╭─ Available data

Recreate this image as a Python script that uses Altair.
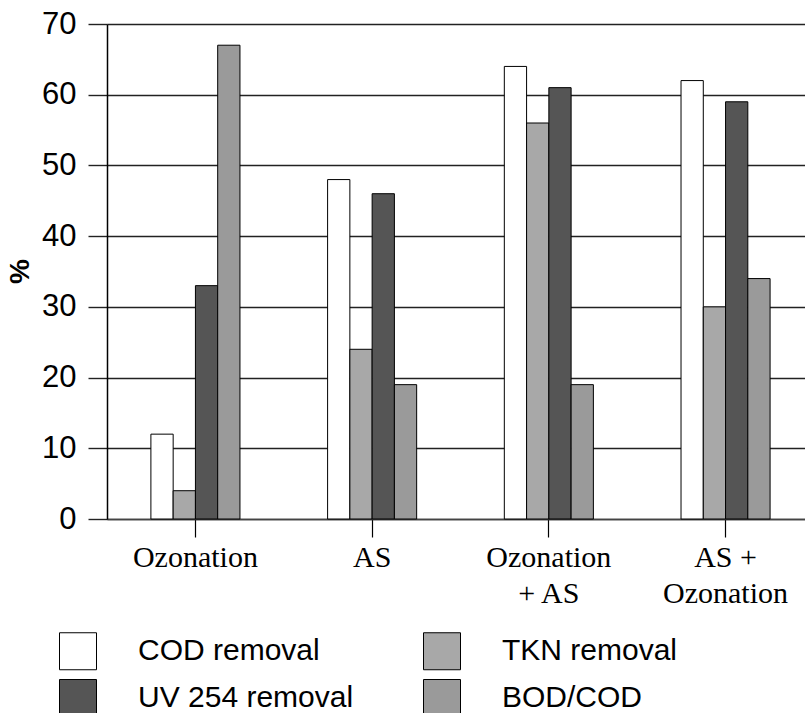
import altair as alt
import pandas as pd

categories = ["Ozonation", "AS", "Ozonation|+ AS", "AS +|Ozonation"]
series = ["COD removal", "TKN removal", "UV 254 removal", "BOD/COD"]
legend_order = ["COD removal", "UV 254 removal", "TKN removal", "BOD/COD"]
cod_removal = [12, 48, 64, 62]
tkn_removal = [4, 24, 56, 30]
uv254_removal = [33, 46, 61, 59]
bod_cod = [67, 19, 19, 34]
y_ticks = [0, 10, 20, 30, 40, 50, 60, 70]
fills = ["#ffffff", "#a8a8a8", "#555555", "#9a9a9a"]

rows = []
for vals, s in zip([cod_removal, tkn_removal, uv254_removal, bod_cod], series):
    for c, v in zip(categories, vals):
        rows.append({"cat": c, "series": s, "value": v})
df = pd.DataFrame(rows)

chart = alt.Chart(df).mark_bar(stroke="black", strokeWidth=1).encode(
    x=alt.X("cat:N", sort=categories,
            scale=alt.Scale(paddingInner=0.496, paddingOuter=0.223, align=0.557),
            axis=alt.Axis(title=None, labelExpr="split(datum.label, '|')",
                          labelFont="Liberation Serif", labelFontSize=30,
                          labelColor="black", labelAngle=0, labelPadding=5,
                          labelLineHeight=36,
                          tickSize=18, tickColor="black", tickWidth=1.2,
                          domainColor="#444", domainWidth=1.5, grid=False)),
    xOffset=alt.XOffset("series:N", sort=series,
                        scale=alt.Scale(paddingInner=0, paddingOuter=0)),
    y=alt.Y("value:Q", scale=alt.Scale(domain=[0, 70], nice=False),
            axis=alt.Axis(title="%", values=y_ticks, labelFont="Liberation Sans",
                          labelFontSize=31, labelColor="black", labelPadding=12,
                          tickSize=19, tickColor="#222", tickWidth=1.4,
                          domainColor="black", domainWidth=1.5,
                          grid=True, gridColor="#222", gridWidth=1.4,
                          titleFont="Liberation Sans", titleFontSize=28,
                          titleFontWeight="bold", titleColor="black",
                          titleAngle=270, titleX=-73, titleY=247,
                          titleAlign="center", titleBaseline="bottom")),
    fill=alt.Fill("series:N", sort=series,
                  scale=alt.Scale(domain=series, range=fills),
                  legend=alt.Legend(title=None, orient="none", legendX=-48, legendY=608,
                                    values=legend_order,
                                    columns=2, symbolType="square", symbolSize=1369,
                                    symbolStrokeColor="black", symbolStrokeWidth=1,
                                    symbolOpacity=1,
                                    labelFont="Liberation Sans", labelFontSize=30,
                                    labelColor="black", labelOffset=41, labelLimit=400,
                                    rowPadding=5, columnPadding=67, padding=0)),
).properties(
    width=698, height=495,
    autosize=alt.AutoSizeParams(type="none"),
    padding={"left": 107, "top": 24, "right": 0, "bottom": 194},
).configure_view(stroke=None).configure(background="white")

chart.save("out.html", embed_options={"renderer": "svg", "actions": False})
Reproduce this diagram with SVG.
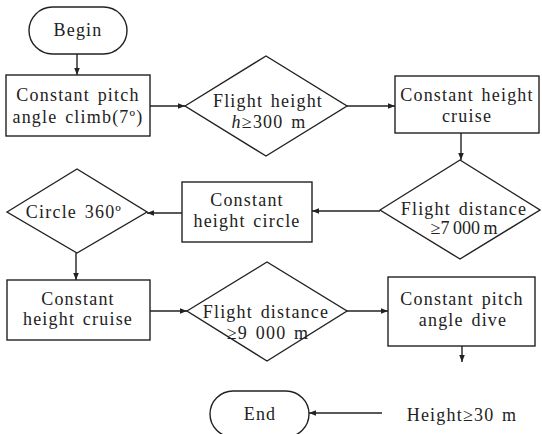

╰─

> **Do this**
Could the lines from the top of the material through the line with "df = pd.DataFrame(rows)" be repeated exactly, pictures left out?

> **Task result**
Recreate this image as a Python script that uses Altair.
import altair as alt
import pandas as pd

categories = ["Ozonation", "AS", "Ozonation|+ AS", "AS +|Ozonation"]
series = ["COD removal", "TKN removal", "UV 254 removal", "BOD/COD"]
legend_order = ["COD removal", "UV 254 removal", "TKN removal", "BOD/COD"]
cod_removal = [12, 48, 64, 62]
tkn_removal = [4, 24, 56, 30]
uv254_removal = [33, 46, 61, 59]
bod_cod = [67, 19, 19, 34]
y_ticks = [0, 10, 20, 30, 40, 50, 60, 70]
fills = ["#ffffff", "#a8a8a8", "#555555", "#9a9a9a"]

rows = []
for vals, s in zip([cod_removal, tkn_removal, uv254_removal, bod_cod], series):
    for c, v in zip(categories, vals):
        rows.append({"cat": c, "series": s, "value": v})
df = pd.DataFrame(rows)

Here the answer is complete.